# Recorded data

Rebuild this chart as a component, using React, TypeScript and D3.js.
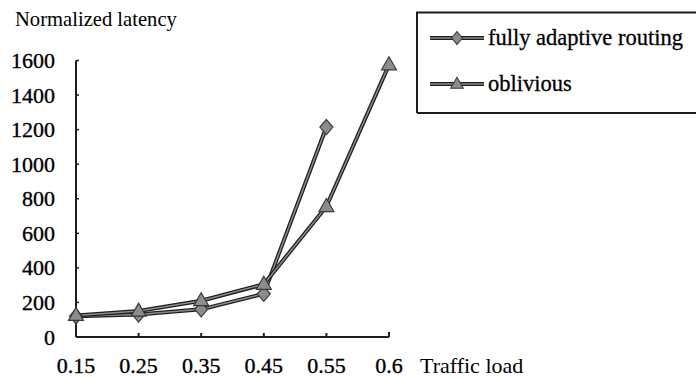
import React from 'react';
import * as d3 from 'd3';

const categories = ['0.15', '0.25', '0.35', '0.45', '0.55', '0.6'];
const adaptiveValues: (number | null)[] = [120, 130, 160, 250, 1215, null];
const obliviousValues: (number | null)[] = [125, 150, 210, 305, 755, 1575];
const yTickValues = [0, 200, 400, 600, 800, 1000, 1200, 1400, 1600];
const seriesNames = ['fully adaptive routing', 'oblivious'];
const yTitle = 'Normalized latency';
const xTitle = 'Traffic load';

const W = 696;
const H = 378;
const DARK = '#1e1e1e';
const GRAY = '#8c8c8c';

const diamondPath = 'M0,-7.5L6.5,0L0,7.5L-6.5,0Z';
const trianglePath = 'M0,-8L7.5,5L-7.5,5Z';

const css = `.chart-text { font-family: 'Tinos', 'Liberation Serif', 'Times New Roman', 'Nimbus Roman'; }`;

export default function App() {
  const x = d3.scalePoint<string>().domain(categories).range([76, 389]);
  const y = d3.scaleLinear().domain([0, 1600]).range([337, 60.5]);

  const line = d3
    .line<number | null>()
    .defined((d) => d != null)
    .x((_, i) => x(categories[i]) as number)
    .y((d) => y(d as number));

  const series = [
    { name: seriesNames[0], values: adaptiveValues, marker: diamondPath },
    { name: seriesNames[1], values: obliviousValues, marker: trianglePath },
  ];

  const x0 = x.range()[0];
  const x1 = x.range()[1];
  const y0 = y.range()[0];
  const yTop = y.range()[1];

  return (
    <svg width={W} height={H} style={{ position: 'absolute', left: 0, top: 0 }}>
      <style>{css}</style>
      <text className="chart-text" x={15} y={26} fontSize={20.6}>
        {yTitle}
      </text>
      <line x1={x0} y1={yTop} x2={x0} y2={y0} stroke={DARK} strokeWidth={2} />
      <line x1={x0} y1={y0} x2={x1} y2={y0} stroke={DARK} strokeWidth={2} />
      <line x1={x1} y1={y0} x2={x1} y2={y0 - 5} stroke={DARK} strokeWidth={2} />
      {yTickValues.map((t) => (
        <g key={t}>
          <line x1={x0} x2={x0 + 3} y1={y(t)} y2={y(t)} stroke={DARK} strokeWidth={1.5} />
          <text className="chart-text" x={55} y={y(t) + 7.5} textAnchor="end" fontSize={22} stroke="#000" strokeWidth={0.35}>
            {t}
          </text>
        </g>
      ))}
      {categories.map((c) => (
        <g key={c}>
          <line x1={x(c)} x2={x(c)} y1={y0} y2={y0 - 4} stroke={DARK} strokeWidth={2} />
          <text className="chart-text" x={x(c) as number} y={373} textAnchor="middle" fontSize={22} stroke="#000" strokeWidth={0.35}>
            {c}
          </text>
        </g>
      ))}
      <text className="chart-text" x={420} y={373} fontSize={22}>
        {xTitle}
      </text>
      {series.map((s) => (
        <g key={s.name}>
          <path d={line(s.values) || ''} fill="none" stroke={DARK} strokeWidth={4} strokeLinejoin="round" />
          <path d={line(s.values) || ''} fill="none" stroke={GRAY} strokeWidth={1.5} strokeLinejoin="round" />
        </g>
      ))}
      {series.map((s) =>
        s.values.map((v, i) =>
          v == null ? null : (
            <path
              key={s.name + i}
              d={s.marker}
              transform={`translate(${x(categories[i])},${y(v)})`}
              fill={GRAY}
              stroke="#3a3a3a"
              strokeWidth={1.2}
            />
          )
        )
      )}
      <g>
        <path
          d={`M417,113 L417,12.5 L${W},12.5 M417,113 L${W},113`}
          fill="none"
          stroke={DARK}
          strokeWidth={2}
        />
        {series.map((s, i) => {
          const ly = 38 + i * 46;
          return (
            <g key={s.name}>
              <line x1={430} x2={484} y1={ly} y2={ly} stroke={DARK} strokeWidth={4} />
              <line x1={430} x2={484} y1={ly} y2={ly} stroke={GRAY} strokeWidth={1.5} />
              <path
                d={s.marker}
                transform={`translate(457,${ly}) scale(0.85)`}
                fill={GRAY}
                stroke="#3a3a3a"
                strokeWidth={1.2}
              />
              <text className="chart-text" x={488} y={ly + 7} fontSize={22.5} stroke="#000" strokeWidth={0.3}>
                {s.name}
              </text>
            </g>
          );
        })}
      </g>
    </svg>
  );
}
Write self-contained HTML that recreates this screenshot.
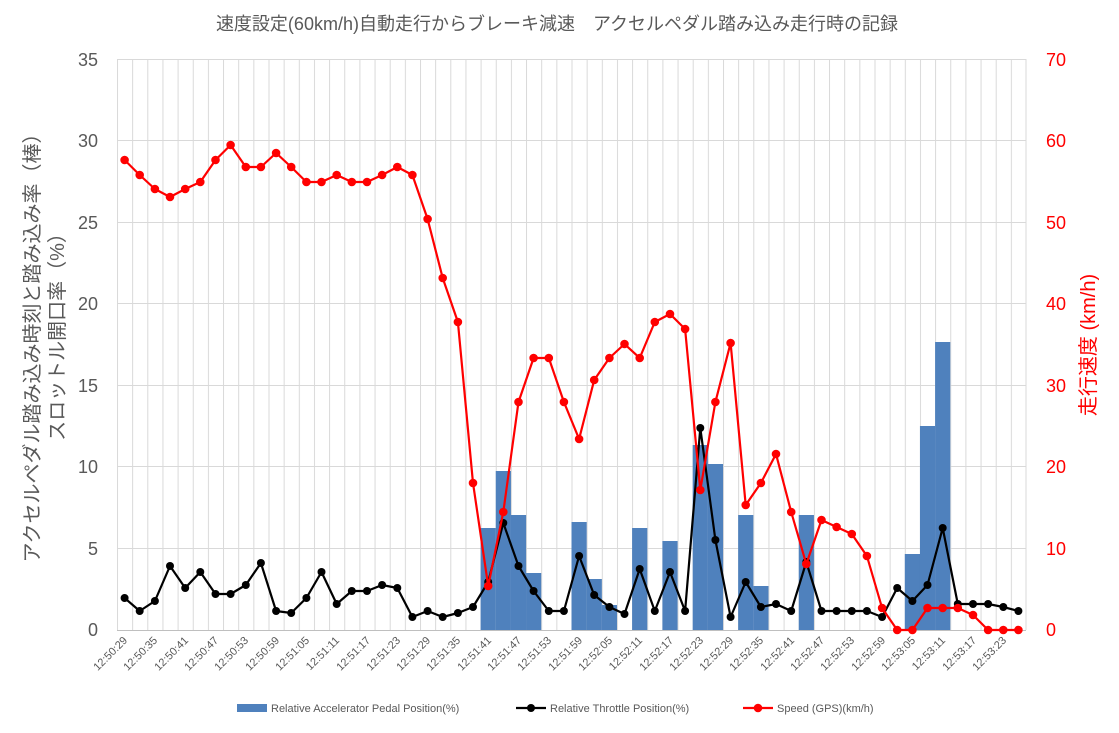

# Stated task
Give again, word for word, every line from the top of the data above to the line holding "font-family: 'Tinos', 'Liberation", inclusive, with the pictures left out.

# Solution to this task
Rebuild this chart as a component, using React, TypeScript and D3.js.
import React from 'react';
import * as d3 from 'd3';

const categories = ['0.15', '0.25', '0.35', '0.45', '0.55', '0.6'];
const adaptiveValues: (number | null)[] = [120, 130, 160, 250, 1215, null];
const obliviousValues: (number | null)[] = [125, 150, 210, 305, 755, 1575];
const yTickValues = [0, 200, 400, 600, 800, 1000, 1200, 1400, 1600];
const seriesNames = ['fully adaptive routing', 'oblivious'];
const yTitle = 'Normalized latency';
const xTitle = 'Traffic load';

const W = 696;
const H = 378;
const DARK = '#1e1e1e';
const GRAY = '#8c8c8c';

const diamondPath = 'M0,-7.5L6.5,0L0,7.5L-6.5,0Z';
const trianglePath = 'M0,-8L7.5,5L-7.5,5Z';

const css = `.chart-text { font-family: 'Tinos', 'Liberation Serif', 'Times New Roman', 'Nimbus Roman'; }`;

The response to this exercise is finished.